In exchange for that “-1”, and your Supporter usage for the turn, you control when Iono gets played, and even “if”. Remember, you don’t have to use every card in your deck if you don’t want to, though running something you never use is a waste of space. The other thing, that can be the same and yet not equal is the quality of the cards drawn.
You can influence the quality of your draw through how you build your deck, and even some of the plays you make during that match. The same goes for your opponent; their deck, how it’s built, and how they play it will affect what they can draw. Unlike your opponent, as you control the timing, you can look for tells (or combo other cards) to know, or at least improve the odds, of forcing your opponent to shuffle away something “good”.

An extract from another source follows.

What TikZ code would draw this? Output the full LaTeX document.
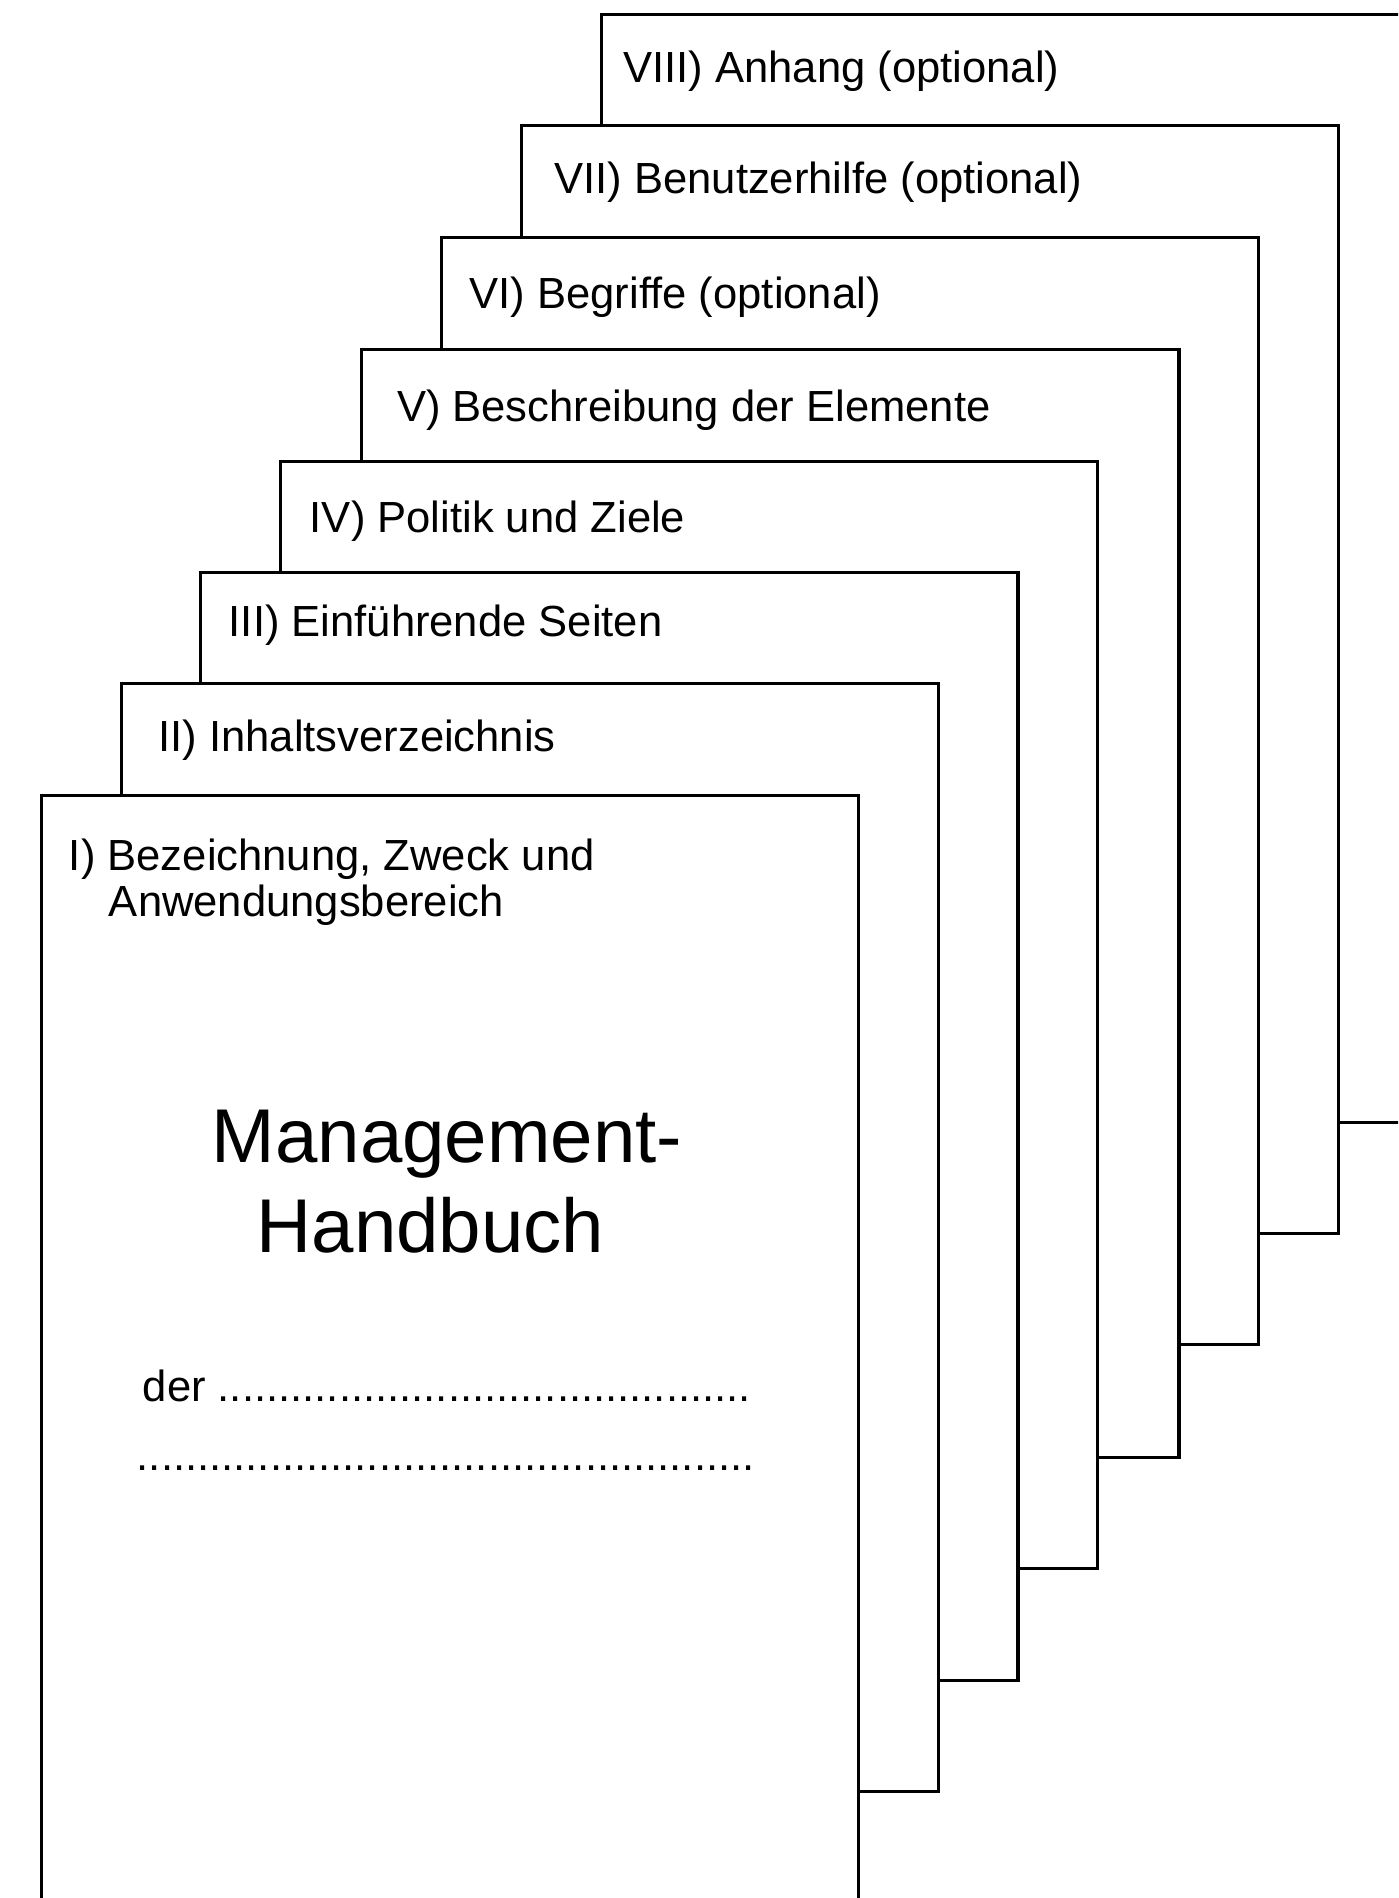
\documentclass[tikz,border=0pt]{standalone}
\usepackage{fontspec}
\setmainfont{Liberation Sans}
\def\tendots{..........}
\begin{document}
\begin{tikzpicture}[x=1pt,y=-1pt,
  page/.style={draw=black, fill=white, line width=2.5pt, anchor=north west,
               minimum width=675pt, minimum height=915pt, inner sep=0pt, outer sep=0pt},
  lbl/.style={anchor=base west, inner sep=0pt, outer sep=0pt, font=\fontsize{36}{38}\selectfont},
  ttl/.style={anchor=base west, inner sep=0pt, outer sep=0pt, font=\fontsize{63}{70}\selectfont},
]
\useasboundingbox (0,0) rectangle (1155,1568);
\clip (0,0) rectangle (1155,1568);
\fill[white] (0,0) rectangle (1155,1568);
% pages, back to front
\node[page] (p8) at (497,12) {};
\node[lbl] (t8) at (515,68) {VIII) Anhang (optional)};
\node[page] (p7) at (431,104) {};
\node[lbl] (t7) at (458,160) {VII) Benutzerhilfe (optional)};
\node[page] (p6) at (365,196) {};
\node[lbl] (t6) at (388,255) {VI) Begriffe (optional)};
\node[page] (p5) at (299,289) {};
\node[lbl] (t5) at (328,348) {V) Beschreibung der Elemente};
\node[page] (p4) at (232,381) {};
\node[lbl] (t4) at (256,440) {IV) Politik und Ziele};
\node[page] (p3) at (166,473) {};
\node[lbl] (t3) at (189,526) {III) Einführende Seiten};
\node[page] (p2) at (100,565) {};
\node[lbl] (t2) at (131,621) {II) Inhaltsverzeichnis};
\node[page] (p1) at (34,657) {};
\node[lbl] (t1a) at (57,719) {I) Bezeichnung, Zweck und};
\node[lbl] (t1b) at (90,757) {Anwendungsbereich};
% title
\node[ttl] (m1) at (175,960) {Management-};
\node[ttl] (m2) at (212,1035) {Handbuch};
% dotted lines
\node[lbl] (d1) at (118,1158) {der \tendots\tendots\tendots\tendots....};
\node[lbl] (d2) at (113,1215) {\tendots\tendots\tendots\tendots\tendots.};
\end{tikzpicture}
\end{document}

Your opponent does not have the same capacity with you, unless they’re also running Iono, and use their own copy. Instead, whether because they used a card effect to see your hand, or are just hazarding a guess you’re running Iono, your opponent can adjust how they play to take Iono into account. Like you, they can intentionally burn cards to reduce the risk of re-drawing them, or hold onto them in the hope they draw something better.
I do not know if you can play Iono if one or both players have no cards left in their deck. If you can use it when both your decks are empty, that’s the only time when you know that ultimately, the only change is you reducing your handsize by one Iono, and using up your Supporter for the turn. Otherwise, there’s always the chance either player will draw better or worse cards.

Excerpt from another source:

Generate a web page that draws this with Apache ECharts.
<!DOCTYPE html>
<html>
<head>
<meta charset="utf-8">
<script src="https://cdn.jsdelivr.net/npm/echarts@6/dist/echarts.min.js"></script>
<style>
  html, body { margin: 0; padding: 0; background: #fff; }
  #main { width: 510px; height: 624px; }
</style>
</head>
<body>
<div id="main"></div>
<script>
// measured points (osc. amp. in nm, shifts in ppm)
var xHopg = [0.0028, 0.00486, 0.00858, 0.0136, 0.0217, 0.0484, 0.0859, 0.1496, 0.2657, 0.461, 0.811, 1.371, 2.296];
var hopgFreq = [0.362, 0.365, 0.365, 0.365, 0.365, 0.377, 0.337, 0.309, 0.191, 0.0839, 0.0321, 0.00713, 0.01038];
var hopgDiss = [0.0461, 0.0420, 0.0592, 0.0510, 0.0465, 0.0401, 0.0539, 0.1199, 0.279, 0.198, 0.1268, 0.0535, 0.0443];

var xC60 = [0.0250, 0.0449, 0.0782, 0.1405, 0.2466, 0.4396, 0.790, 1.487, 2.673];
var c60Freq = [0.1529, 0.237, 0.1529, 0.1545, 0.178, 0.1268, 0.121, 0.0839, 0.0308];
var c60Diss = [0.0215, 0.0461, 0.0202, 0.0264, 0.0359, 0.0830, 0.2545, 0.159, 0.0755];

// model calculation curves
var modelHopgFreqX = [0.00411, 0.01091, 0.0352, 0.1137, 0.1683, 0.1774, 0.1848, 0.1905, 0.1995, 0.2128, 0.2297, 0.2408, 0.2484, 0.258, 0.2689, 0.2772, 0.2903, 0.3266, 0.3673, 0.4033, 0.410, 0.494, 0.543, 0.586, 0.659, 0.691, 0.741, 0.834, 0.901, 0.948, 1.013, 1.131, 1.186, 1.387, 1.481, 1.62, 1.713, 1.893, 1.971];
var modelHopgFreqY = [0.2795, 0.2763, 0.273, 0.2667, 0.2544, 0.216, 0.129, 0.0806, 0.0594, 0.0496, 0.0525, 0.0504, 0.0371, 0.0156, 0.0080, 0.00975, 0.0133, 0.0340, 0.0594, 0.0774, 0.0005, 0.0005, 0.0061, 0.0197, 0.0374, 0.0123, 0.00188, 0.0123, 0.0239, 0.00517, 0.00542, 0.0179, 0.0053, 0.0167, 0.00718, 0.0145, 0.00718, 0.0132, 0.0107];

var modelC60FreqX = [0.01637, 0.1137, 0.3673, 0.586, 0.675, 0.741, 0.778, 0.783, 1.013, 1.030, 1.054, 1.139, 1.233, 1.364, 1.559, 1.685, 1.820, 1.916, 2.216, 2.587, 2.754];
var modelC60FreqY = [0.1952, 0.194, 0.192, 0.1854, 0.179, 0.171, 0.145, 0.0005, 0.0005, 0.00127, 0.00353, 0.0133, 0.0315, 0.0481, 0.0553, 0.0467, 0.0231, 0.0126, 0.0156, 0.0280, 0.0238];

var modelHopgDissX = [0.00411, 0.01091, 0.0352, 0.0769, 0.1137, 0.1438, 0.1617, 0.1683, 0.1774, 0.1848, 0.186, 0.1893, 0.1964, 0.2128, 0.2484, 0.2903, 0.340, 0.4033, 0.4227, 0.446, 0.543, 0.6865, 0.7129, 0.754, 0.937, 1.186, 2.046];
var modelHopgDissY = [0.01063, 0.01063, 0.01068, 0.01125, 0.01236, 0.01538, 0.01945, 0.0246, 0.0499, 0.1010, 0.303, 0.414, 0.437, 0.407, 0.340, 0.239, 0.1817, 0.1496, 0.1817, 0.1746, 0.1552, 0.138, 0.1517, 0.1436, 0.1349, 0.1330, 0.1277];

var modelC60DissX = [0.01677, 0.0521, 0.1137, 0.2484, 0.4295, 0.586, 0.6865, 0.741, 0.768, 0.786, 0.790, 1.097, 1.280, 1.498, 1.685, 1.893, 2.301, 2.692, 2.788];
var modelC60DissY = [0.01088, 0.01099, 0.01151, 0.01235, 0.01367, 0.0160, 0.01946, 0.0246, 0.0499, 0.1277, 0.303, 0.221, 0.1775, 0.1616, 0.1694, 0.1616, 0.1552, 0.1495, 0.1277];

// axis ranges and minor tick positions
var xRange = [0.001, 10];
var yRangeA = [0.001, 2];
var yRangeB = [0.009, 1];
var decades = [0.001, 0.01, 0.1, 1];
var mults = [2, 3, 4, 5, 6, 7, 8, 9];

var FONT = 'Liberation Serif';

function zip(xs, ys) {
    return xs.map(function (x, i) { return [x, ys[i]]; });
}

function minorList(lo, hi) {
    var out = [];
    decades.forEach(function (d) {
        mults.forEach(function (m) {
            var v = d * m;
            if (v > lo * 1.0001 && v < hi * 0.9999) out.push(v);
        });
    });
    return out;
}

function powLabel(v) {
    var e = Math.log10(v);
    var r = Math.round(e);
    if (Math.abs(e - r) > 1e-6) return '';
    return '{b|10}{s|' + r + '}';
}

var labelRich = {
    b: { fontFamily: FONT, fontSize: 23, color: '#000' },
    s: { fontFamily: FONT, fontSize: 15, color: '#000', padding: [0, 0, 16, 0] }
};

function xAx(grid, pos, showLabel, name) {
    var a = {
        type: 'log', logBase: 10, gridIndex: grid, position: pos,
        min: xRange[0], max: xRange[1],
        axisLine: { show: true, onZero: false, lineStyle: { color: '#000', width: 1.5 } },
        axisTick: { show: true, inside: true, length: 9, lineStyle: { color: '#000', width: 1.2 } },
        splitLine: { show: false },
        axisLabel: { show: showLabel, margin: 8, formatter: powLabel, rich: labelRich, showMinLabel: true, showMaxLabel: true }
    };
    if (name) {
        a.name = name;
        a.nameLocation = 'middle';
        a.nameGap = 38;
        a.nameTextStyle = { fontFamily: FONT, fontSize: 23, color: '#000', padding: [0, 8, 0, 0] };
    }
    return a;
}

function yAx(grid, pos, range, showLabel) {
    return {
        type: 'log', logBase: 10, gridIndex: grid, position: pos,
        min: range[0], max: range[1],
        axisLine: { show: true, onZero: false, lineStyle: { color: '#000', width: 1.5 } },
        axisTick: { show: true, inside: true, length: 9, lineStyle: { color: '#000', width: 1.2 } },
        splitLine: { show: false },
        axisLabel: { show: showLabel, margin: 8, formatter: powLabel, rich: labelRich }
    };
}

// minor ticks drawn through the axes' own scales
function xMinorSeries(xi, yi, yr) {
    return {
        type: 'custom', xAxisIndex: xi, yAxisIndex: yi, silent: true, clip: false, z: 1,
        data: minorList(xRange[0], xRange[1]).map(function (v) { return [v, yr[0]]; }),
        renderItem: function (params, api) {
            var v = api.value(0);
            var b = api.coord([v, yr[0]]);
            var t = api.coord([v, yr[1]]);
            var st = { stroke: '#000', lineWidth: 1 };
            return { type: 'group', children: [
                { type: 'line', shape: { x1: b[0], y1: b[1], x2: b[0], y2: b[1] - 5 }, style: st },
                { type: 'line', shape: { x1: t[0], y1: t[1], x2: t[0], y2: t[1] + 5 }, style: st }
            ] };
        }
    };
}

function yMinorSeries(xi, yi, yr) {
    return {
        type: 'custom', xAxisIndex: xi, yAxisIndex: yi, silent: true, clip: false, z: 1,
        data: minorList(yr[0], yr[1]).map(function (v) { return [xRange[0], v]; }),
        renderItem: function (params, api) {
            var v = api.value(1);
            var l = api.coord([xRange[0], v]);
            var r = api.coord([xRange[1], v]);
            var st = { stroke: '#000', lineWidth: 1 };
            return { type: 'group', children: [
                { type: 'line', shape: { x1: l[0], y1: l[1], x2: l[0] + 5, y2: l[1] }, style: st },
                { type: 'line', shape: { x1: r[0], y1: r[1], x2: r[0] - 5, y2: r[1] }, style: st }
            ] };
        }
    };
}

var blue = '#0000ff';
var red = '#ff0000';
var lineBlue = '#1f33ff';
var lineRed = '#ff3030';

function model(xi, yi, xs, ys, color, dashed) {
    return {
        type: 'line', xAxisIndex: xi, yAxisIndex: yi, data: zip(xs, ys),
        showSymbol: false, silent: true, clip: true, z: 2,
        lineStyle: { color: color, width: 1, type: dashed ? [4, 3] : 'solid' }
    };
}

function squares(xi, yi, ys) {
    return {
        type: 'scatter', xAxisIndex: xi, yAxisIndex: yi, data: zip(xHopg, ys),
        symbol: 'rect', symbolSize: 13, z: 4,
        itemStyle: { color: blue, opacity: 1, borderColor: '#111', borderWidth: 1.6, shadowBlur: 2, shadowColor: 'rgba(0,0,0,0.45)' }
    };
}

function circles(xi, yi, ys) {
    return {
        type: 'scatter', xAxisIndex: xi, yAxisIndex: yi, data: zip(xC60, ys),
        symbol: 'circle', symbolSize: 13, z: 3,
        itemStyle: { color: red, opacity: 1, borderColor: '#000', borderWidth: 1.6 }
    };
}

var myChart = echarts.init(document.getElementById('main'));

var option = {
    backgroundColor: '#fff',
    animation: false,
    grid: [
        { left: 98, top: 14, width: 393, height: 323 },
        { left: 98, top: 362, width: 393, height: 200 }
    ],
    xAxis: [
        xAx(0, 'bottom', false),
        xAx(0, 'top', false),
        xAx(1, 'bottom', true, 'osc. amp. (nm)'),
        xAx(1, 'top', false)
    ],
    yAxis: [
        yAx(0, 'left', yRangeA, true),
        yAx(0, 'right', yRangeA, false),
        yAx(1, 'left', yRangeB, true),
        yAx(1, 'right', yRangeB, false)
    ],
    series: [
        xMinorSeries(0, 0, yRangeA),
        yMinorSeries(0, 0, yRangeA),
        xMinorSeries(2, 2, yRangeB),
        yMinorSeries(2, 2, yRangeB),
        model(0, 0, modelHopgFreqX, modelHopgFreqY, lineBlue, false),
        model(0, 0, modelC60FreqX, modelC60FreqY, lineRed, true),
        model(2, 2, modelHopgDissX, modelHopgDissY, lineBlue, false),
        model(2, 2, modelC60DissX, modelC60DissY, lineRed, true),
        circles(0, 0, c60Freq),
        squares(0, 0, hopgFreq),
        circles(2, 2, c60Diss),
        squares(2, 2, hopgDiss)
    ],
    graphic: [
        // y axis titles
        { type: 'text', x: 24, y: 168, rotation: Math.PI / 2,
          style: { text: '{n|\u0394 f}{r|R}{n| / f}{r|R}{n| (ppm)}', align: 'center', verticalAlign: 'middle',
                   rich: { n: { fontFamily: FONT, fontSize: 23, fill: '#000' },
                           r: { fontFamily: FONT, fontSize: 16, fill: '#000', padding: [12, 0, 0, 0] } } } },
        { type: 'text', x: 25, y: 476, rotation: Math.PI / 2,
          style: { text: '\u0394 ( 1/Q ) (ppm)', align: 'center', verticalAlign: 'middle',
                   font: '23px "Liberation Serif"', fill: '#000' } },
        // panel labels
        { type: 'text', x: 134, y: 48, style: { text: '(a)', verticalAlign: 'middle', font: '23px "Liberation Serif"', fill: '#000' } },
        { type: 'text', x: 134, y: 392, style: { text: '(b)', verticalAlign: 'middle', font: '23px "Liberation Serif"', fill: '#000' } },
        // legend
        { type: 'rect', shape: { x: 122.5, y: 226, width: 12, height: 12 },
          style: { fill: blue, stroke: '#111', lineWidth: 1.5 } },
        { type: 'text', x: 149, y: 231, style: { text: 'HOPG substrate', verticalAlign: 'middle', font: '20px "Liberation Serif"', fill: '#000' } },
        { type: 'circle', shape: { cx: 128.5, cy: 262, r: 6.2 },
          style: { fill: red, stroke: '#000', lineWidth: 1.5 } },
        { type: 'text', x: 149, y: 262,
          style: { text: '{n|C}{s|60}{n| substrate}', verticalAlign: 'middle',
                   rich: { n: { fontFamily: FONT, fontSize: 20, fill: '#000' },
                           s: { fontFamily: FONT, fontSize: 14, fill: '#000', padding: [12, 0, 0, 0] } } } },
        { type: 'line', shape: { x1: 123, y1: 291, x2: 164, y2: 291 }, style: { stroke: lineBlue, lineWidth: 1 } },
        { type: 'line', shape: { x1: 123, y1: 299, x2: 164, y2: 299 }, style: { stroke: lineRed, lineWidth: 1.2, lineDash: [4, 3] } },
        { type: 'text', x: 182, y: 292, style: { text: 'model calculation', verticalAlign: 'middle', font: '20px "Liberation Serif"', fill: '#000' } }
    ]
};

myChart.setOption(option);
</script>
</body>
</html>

We do not have many draw, search, or hand disruption cards in the Pokémon TCG Pocket. When we narrow it down to Trainers, we’ve got even less. Professor’s Research (P-A 007) is still the only draw Supporter in the game, other than Iono’s mix of draw and disruption. Does this make Iono a new staple? Maybe, but I don’t think she’s good enough to actually seal the deal. She is worth running in certain decks.
If you’re desperate to have shuffle/draw you can use on yourself, she’s the only Trainer-based option. If you want to disrupt your opponent’s hand, you do have two other choices to consider: Red Card (P-A 006) and Mars (A2 155, 195). Both force your opponent to shuffle their hand into their deck, like Iono. Red Card always has them draw three cards1; Mars has your opponent draw three cards less however many points they’ve taken this game.1
Since I have the time today, I looked to see if there was an “Iono” card in the full TCG. Iono (SVI – Paldea Evolved 185/193, 254/193, 269/193; SVI – Paldean Fates 080/091, 237/091; SVP Black Star Promos 124) is also a Trainer-Supporter. She forces both players to bottom deck their hands into their respective decks. She then has each player draw a card off the top of their deck, for each of their remaining Prize Cards.2
Rating: 3/5
Iono is not a new deck staple, but she’s a good card. Almost an Honorable Mention instead of part of the Top 7 proper, but that’s not really a knock against her or the Honorable Mentions. Shining Revelry is a smaller set, and allowing more “normal” cards to shine is not a bad thing. Sooner or later, we’ll see if she’s actually a little above, below or still on par with the Honorable Mentions… or if one of them should have been #7 instead.
1If your opponent’s hand plus remaining deck have fewer cards combined than the total they need to draw, your opponent draws as many as they can.
2In the full TCG, instead of earning points for KOs, players take Prize Cards. During setup, ensuring each player puts their opening Active into play, the next six cards of their deck are set aside as their Prize Cards.